TDM and Packet Resource Information

 

The IP Network Interface Series 2 card converts between packet and circuit switched data that consumes a finite set of resources. The host needs to be aware of how the IP Network Interface Series 2 card interfaces with the Time Division Multiplexing (TDM) and packet resources in order to efficiently provision them.

TDM Resources

The IP Network Interface Series 2 card has a one-to-one relationship between its VoIP channels and its TDM timeslots. Packet data is defined in terms of channels and circuit data is defined in terms of timeslots. If the IP Network Interface Series 2 card supports 1024 VoIP channels, it also needs 1024 TDM timeslots.

In the CSP, the IP Network Interface Series 2 card is like a
T-ONE/E-ONE line card, they both need TDM resources that are managed by the CSP Matrix Series 3 Card. The IP Network Interface Series 2 card, like the T-ONE/E-ONE line cards, uses spans and channels. The IP Network Interface Series 2 card VoIP channels are divided into multiples of 32-channel spans. Each VoIP module as well as the entire board divides evenly into 32-channel spans.

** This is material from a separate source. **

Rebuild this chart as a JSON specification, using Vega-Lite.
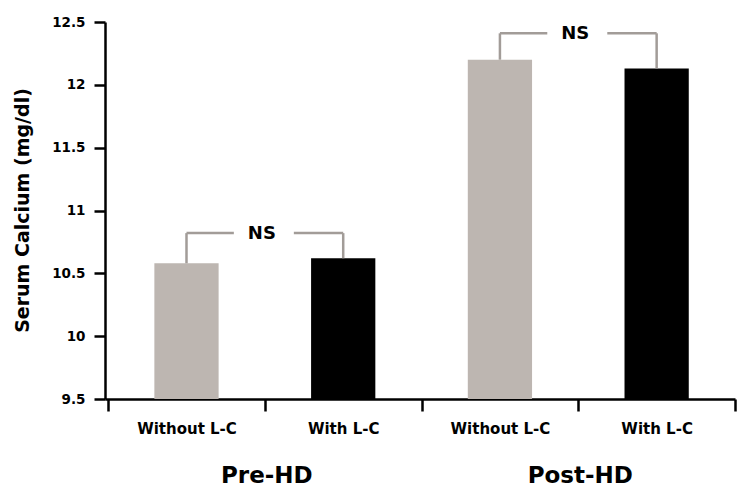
{
  "$schema": "https://vega.github.io/schema/vega-lite/v6.json",
  "autosize": {"type": "none"},
  "padding": {"left": 105, "top": 22, "right": 3, "bottom": 88},
  "width": 630,
  "height": 377,
  "background": "white",
  "config": {"view": {"stroke": null}, "font": "DejaVu Sans"},
  "resolve": {"axis": {"x": "independent", "y": "independent"}},
  "datasets": {
    "bars": [
      {"key": "Pre-HD|Without L-C", "group": "Pre-HD", "cond": "Without L-C", "value": 10.58},
      {"key": "Pre-HD|With L-C", "group": "Pre-HD", "cond": "With L-C", "value": 10.62},
      {"key": "Post-HD|Without L-C", "group": "Post-HD", "cond": "Without L-C", "value": 12.2},
      {"key": "Post-HD|With L-C", "group": "Post-HD", "cond": "With L-C", "value": 12.13}
    ],
    "brackets": [
      {"group": "Pre-HD", "left": "Pre-HD|Without L-C", "right": "Pre-HD|With L-C", "top": 10.82, "leftTop": 10.58, "rightTop": 10.62, "label": "NS"},
      {"group": "Post-HD", "left": "Post-HD|Without L-C", "right": "Post-HD|With L-C", "top": 12.41, "leftTop": 12.2, "rightTop": 12.13, "label": "NS"}
    ]
  },
  "layer": [
    {
      "data": {"name": "bars"},
      "mark": {"type": "bar", "width": {"band": 0.41}},
      "encoding": {
        "x": {
          "field": "key", "type": "nominal", "sort": null,
          "scale": {"domain": ["Pre-HD|Without L-C", "Pre-HD|With L-C", "Post-HD|Without L-C", "Post-HD|With L-C"], "paddingInner": 0, "paddingOuter": 0.01, "align": 1},
          "axis": {
            "title": null, "tickBand": "extent", "labelExpr": "split(datum.value,'|')[1]", "labelAngle": 0,
            "labelFont": "DejaVu Sans", "labelFontWeight": "bold", "labelFontSize": 15, "labelColor": "black",
            "labelPadding": 10, "tickSize": 12, "tickWidth": 2.5, "tickColor": "black",
            "domainColor": "black", "domainWidth": 2.5, "grid": false
          }
        },
        "y": {
          "field": "value", "type": "quantitative",
          "scale": {"domain": [9.5, 12.5], "nice": false, "zero": false},
          "axis": {
            "values": [9.5, 10, 10.5, 11, 11.5, 12, 12.5], "format": "~g", "grid": false,
            "title": "Serum Calcium (mg/dl)", "titleFont": "DejaVu Sans", "titleFontSize": 19, "titleFontWeight": "bold",
            "titleColor": "black", "titleX": -83, "titleY": 188, "titleAngle": -90, "titleBaseline": "middle", "titleAlign": "center",
            "labelFont": "DejaVu Sans", "labelFontSize": 13.5, "labelFontWeight": "bold", "labelColor": "black",
            "labelPadding": 9, "tickSize": 11, "tickWidth": 2.5, "tickColor": "black",
            "domainColor": "black", "domainWidth": 2.5
          }
        },
        "y2": {"datum": 9.5},
        "color": {
          "field": "cond", "type": "nominal",
          "scale": {"domain": ["Without L-C", "With L-C"], "range": ["#bdb6b1", "#000000"]},
          "legend": null
        }
      }
    },
    {
      "data": {"name": "brackets"},
      "mark": {"type": "rule", "color": "#a29c98", "strokeWidth": 2.5},
      "encoding": {
        "x": {"field": "left", "type": "nominal", "axis": null},
        "y": {"field": "top", "type": "quantitative", "axis": null},
        "y2": {"field": "leftTop"}
      }
    },
    {
      "data": {"name": "brackets"},
      "mark": {"type": "rule", "color": "#a29c98", "strokeWidth": 2.5},
      "encoding": {
        "x": {"field": "right", "type": "nominal", "axis": null},
        "y": {"field": "top", "type": "quantitative", "axis": null},
        "y2": {"field": "rightTop"}
      }
    },
    {
      "data": {"name": "brackets"},
      "mark": {"type": "rule", "color": "#a29c98", "strokeWidth": 2.5, "x2Offset": -31},
      "encoding": {
        "x": {"field": "left", "type": "nominal", "bandPosition": 0.5, "axis": null},
        "x2": {"field": "left", "bandPosition": 1},
        "y": {"field": "top", "type": "quantitative", "axis": null}
      }
    },
    {
      "data": {"name": "brackets"},
      "mark": {"type": "rule", "color": "#a29c98", "strokeWidth": 2.5, "xOffset": 29},
      "encoding": {
        "x": {"field": "right", "type": "nominal", "bandPosition": 0, "axis": null},
        "x2": {"field": "right", "bandPosition": 0.5},
        "y": {"field": "top", "type": "quantitative", "axis": null}
      }
    },
    {
      "data": {"name": "brackets"},
      "mark": {"type": "text", "font": "DejaVu Sans", "fontSize": 18, "fontWeight": "bold", "color": "black", "align": "center", "baseline": "middle", "dx": -3, "dy": 1},
      "encoding": {
        "x": {"field": "right", "type": "nominal", "bandPosition": 0, "axis": null},
        "y": {"field": "top", "type": "quantitative", "axis": null},
        "text": {"field": "label"}
      }
    },
    {
      "data": {"name": "brackets"},
      "mark": {"type": "text", "font": "DejaVu Sans", "fontSize": 23, "fontWeight": "bold", "color": "black", "align": "center", "baseline": "alphabetic", "dx": 2, "dy": 84},
      "encoding": {
        "x": {"field": "right", "type": "nominal", "bandPosition": 0, "axis": null},
        "y": {"datum": 9.5, "axis": null},
        "text": {"field": "group"}
      }
    }
  ]
}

The IP Network Interface Series 2 card Pulse Coded Modulation (PCM) Companding law is configured for m-Law, the same as the
T-ONE line card. While in Normal Mode, the CSP Matrix Series 3 Card converts between m-Law and A-Law for each channel.

Span/Channel Relationship

Spans and channels are assigned to the IP Network Interface Series 2 card, not to a specific VoIP endpoint (module). The VoIP channels are a pooled resource that can be associated with any span/channel. For example, span 1, channel 1 can be mapped to a channel on module 1; span 1, channel 2 can be mapped to a channel on module 2. This allows the host to allocate a span/channel according to system requirements.

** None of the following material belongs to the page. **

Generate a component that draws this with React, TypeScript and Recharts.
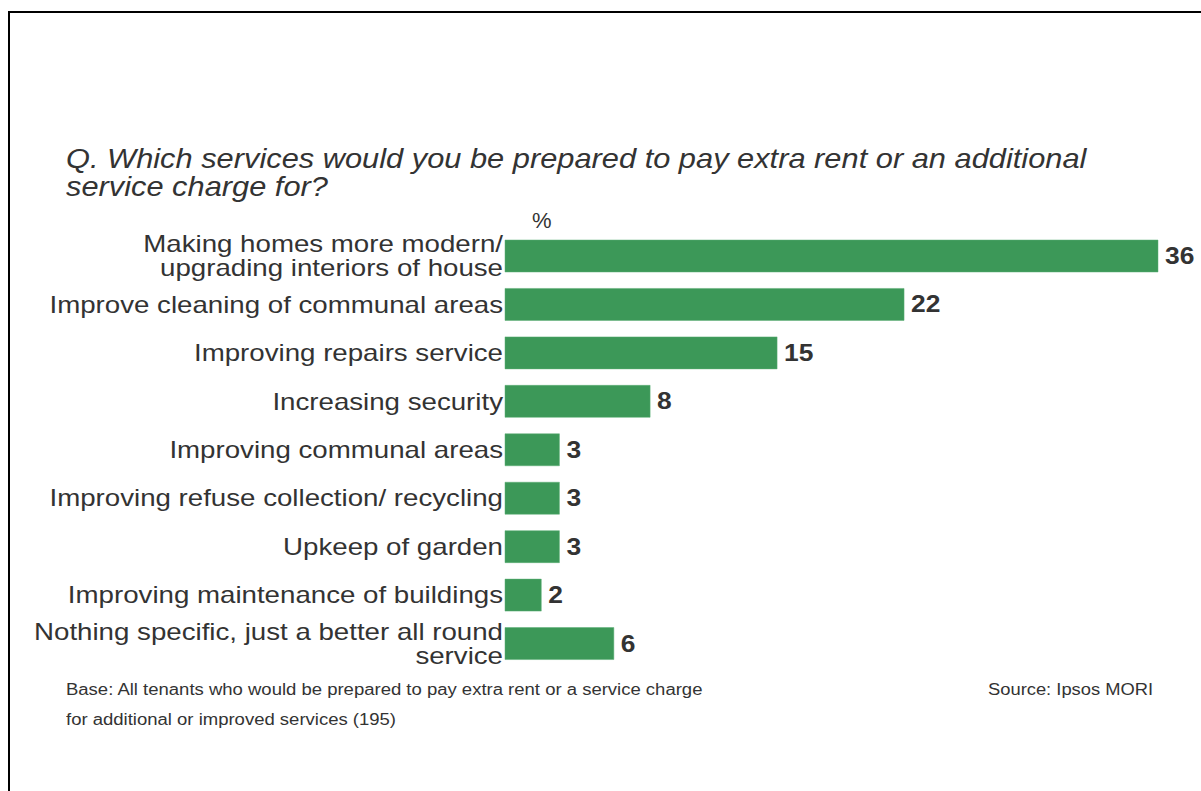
import { BarChart, Bar, XAxis, YAxis, LabelList } from 'recharts'

const categories = [
  'Making homes more modern/\nupgrading interiors of house',
  'Improve cleaning of communal areas',
  'Improving repairs service',
  'Increasing security',
  'Improving communal areas',
  'Improving refuse collection/ recycling',
  'Upkeep of garden',
  'Improving maintenance of buildings',
  'Nothing specific, just a better all round\nservice',
]
const percents = [36, 22, 15, 8, 3, 3, 3, 2, 6]

const data = categories.map((name, i) => ({ name, value: percents[i] }))

const FONT = '"Liberation Sans", Arial, sans-serif'
const TEXT = '#333333'
const GREEN = '#3c9858'

// labels in the source look slightly stretched sideways
const CategoryTick = (props: any) => {
  const { y, payload } = props
  const lines: string[] = String(payload.value).split('\n')
  const lh = 24
  const start = -((lines.length - 1) * lh) / 2
  return (
    <g transform={`translate(503,${y}) scale(1.153,1)`}>
      <text x={0} y={0} textAnchor="end" fill={TEXT} fontFamily={FONT} fontSize={24}>
        {lines.map((l, i) => (
          <tspan key={i} x={0} dy={i === 0 ? start + 8 : lh}>
            {l}
          </tspan>
        ))}
      </text>
    </g>
  )
}

const ValueLabel = (props: any) => {
  const { x, y, width, height, value } = props
  return (
    <g transform={`translate(${x + width + 7},${y + height / 2 + 8}) scale(1.1,1)`}>
      <text x={0} y={0} fill={TEXT} fontFamily={FONT} fontSize={24} fontWeight="bold">
        {value}
      </text>
    </g>
  )
}

export default function App() {
  return (
    <div style={{ position: 'absolute', left: 0, top: 0, width: 1201, height: 791, background: '#fff', overflow: 'hidden', fontFamily: FONT }}>
      <div style={{ position: 'absolute', left: 8, top: 11, width: 1201, height: 800, borderTop: '2px solid #000', borderLeft: '2px solid #000' }} />
      <div
        style={{
          position: 'absolute', left: 66, top: 145, fontSize: 28, fontStyle: 'italic', color: TEXT,
          lineHeight: '28px', whiteSpace: 'nowrap', transform: 'scaleX(1.10)', transformOrigin: 'left top',
        }}
      >
        Q. Which services would you be prepared to pay extra rent or an additional
        <br />
        service charge for?
      </div>
      <div style={{ position: 'absolute', left: 532, top: 208, fontSize: 22, color: TEXT }}>%</div>
      <div style={{ position: 'absolute', left: 0, top: 232 }}>
        <BarChart
          layout="vertical"
          width={1201}
          height={436}
          data={data}
          margin={{ top: 0, right: 43, bottom: 0, left: 0 }}
          barSize={32}
        >
          <XAxis type="number" domain={[0, 36]} hide />
          <YAxis
            type="category"
            dataKey="name"
            width={505}
            axisLine={false}
            tickLine={false}
            tick={<CategoryTick />}
            interval={0}
          />
          <Bar dataKey="value" fill={GREEN} stroke="#5aae74" strokeWidth={0.5} isAnimationActive={false}>
            <LabelList dataKey="value" content={<ValueLabel />} />
          </Bar>
        </BarChart>
      </div>
      <div
        style={{
          position: 'absolute', left: 66, top: 675, fontSize: 16, color: TEXT, lineHeight: '30px',
          whiteSpace: 'nowrap', transform: 'scaleX(1.156)', transformOrigin: 'left top',
        }}
      >
        Base: All tenants who would be prepared to pay extra rent or a service charge
        <br />
        for additional or improved services (195)
      </div>
      <div
        style={{
          position: 'absolute', left: 988, top: 675, fontSize: 16, color: TEXT, lineHeight: '30px',
          whiteSpace: 'nowrap', transform: 'scaleX(1.146)', transformOrigin: 'left top',
        }}
      >
        Source: Ipsos MORI
      </div>
    </div>
  )
}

For the case where all of the physical timeslots are not available, the host can decide how best to utilize the ones that are. The disadvantage is that the host may exhaust a module’s resource but still have available spans and channels. The other disadvantage is during a module failure. If a module or DSP on the module fails, active connections purge, but spans and channels cannot be taken out of service.

Packet Resources

The IP Network Interface Series 2 card has three external 100Base-T (100 Mbps) Ethernet ports located on its Multi-Function Media I/O card. The intent is for the host to trunk these ports together to achieve an effective 300 Mbps pipe. If trunking is not used, only one of the three ports can be used at a time (any port can be used). Trunking (link aggregation) the ports also provides a transparent link failure protection. If one of the links fails, the traffic is automatically diverted to another link.

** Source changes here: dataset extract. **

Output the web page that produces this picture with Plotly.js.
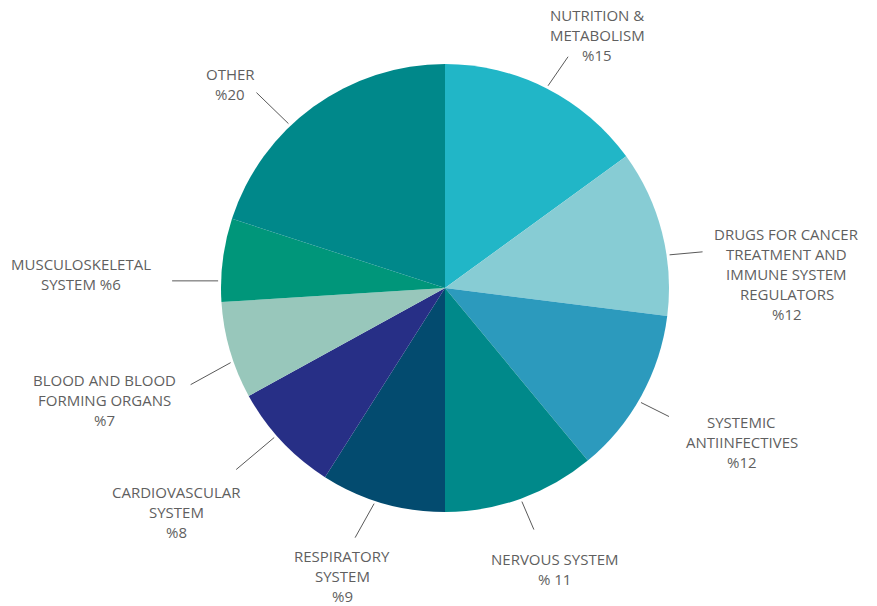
<!DOCTYPE html>
<html>
<head>
<meta charset="utf-8">
<script src="https://cdn.plot.ly/plotly-3.0.1.min.js"></script>
<style>html,body{margin:0;padding:0;background:#fff;}#chart{width:877px;height:606px;}</style>
</head>
<body>
<div id="chart"></div>
<script>
// ---- data ----
const categories = ['Nutrition & Metabolism','Drugs for Cancer Treatment and Immune System Regulators','Systemic Antiinfectives','Nervous System','Respiratory System','Cardiovascular System','Blood and Blood Forming Organs','Musculoskeletal System','Other'];
const values = [15, 12, 12, 11, 9, 8, 7, 6, 20];
const labelLines = [
  ['NUTRITION &','METABOLISM','%15'],
  ['DRUGS FOR CANCER','TREATMENT AND','IMMUNE SYSTEM','REGULATORS','%12'],
  ['SYSTEMIC','ANTIINFECTIVES','%12'],
  ['NERVOUS SYSTEM','% 11'],
  ['RESPIRATORY','SYSTEM','%9'],
  ['CARDIOVASCULAR','SYSTEM','%8'],
  ['BLOOD AND BLOOD','FORMING ORGANS','%7'],
  ['MUSCULOSKELETAL','SYSTEM %6'],
  ['OTHER','%20']
];
const colors = ['#21b6c7','#87ccd4','#2c9abd','#00898a','#034b6f','#272f86','#98c7bb','#00967a','#00888a'];

// ---- layout / style config ----
const W = 877, H = 606;
const CX = 445, CY = 288, R = 224;
// leader-line angle tweak (deg), line vector (px), text offset from line end (px)
const angleTweak = [0, 6, 1.5, 0, 2, 2, -3, -5.4, -7.6];
const lineVec = [[20,-29],[33,-3],[28,14],[12,28],[-19,34],[-38,32],[-40,22],[-46,0],[-32,-31]];
const textOff = [[29,-22],[84,22],[73,25],[21,39],[-13,38],[-60,42],[-86,15],[-91,-7],[-26,-9]];
const LINE_H = 20;
const textFont = {family:'"Open Sans", "Segoe UI", sans-serif', size:15, color:'#5f5f5f'};

const px = x => x / W;
const py = y => 1 - y / H;

const total = values.reduce((a,b)=>a+b,0);
const shapes = [], annotations = [];
let cum = 0;
values.forEach((v,i)=>{
  const mid = (cum + v/2) / total * 360 + angleTweak[i];
  cum += v;
  const a = mid * Math.PI/180;
  const sx = CX + (R+3)*Math.sin(a), sy = CY - (R+3)*Math.cos(a);
  const ex = sx + lineVec[i][0], ey = sy + lineVec[i][1];
  shapes.push({type:'line', xref:'paper', yref:'paper', x0:px(sx), y0:py(sy), x1:px(ex), y1:py(ey), line:{color:'#595959', width:1}});
  const tx = ex + textOff[i][0], ty = ey + textOff[i][1];
  const lines = labelLines[i];
  lines.forEach((t,k)=>{
    const ly = ty + (k - (lines.length-1)/2) * LINE_H;
    annotations.push({xref:'paper', yref:'paper', x:px(tx), y:py(ly), xanchor:'center', yanchor:'middle', text:t, showarrow:false, font:textFont});
  });
});

const trace = {
  type:'pie',
  labels: categories,
  values: values,
  sort:false,
  direction:'clockwise',
  rotation:0,
  textinfo:'none',
  hoverinfo:'label+percent',
  marker:{colors:colors, line:{width:0}},
  domain:{x:[px(CX-R), px(CX+R)], y:[py(CY+R), py(CY-R)]},
  showlegend:false
};

Plotly.newPlot('chart',[trace],{
  width:W, height:H,
  margin:{l:0,r:0,t:0,b:0},
  paper_bgcolor:'#fff',
  showlegend:false,
  shapes:shapes,
  annotations:annotations
},{staticPlot:true});
</script>
</body>
</html>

The IP Network Interface Series 2 card does not support Ethernet Link Redundancy. Instead, it automatically trunks all active Ethernet ports.

It is recommended that the IP Network Interface Series 2 card packet interface be on a different subnet from the one used to manage the CSP. Its main traffic is RTP, RTCP, and T.38 packets.

Important! Ethernet link failures do not cause RTP connections to be dropped. An alarm is generated to the host and the host can purge the connections. The same occurs for the removal of the
Multi-Function Media I/O card. An alarm is generated to the host and the host can purge the connections.

 

Bandwidth on the External Links is not monitored. If you have one link available and you are generating over 100 Mbps of RTP data, no alarms are generated and data is not throttled. The only indication is the degradation of voice quality.

 

Auto-Negotiate Mode vs. Full-Duplex Mode

You can choose to either have the Ethernet link negotiate the link rate and duplex mode or you can specify 100 Mbps and full duplex mode.

You control the mode with dip switch 4 on the IP Network Interface main board as follows:

Setting

Function

ON (default)

Ethernet Link Auto-Negotiate Mode

OFF

Ethernet Link Force 100 Mbps/Full Duplex Mode

Follow the steps below to configure Full-Duplex Mode:

 

1. Remove the IPN-2 card and toggle S1002 dipswitch 4 to the OFF position.

2. Re-insert card and allow the software to load.

 

3. Allow the card to reconfigure. During configuration, the CSP sends the host the Card Status Report (0x00A6) with the updated dip switch settings. Refer to this message in the API Reference.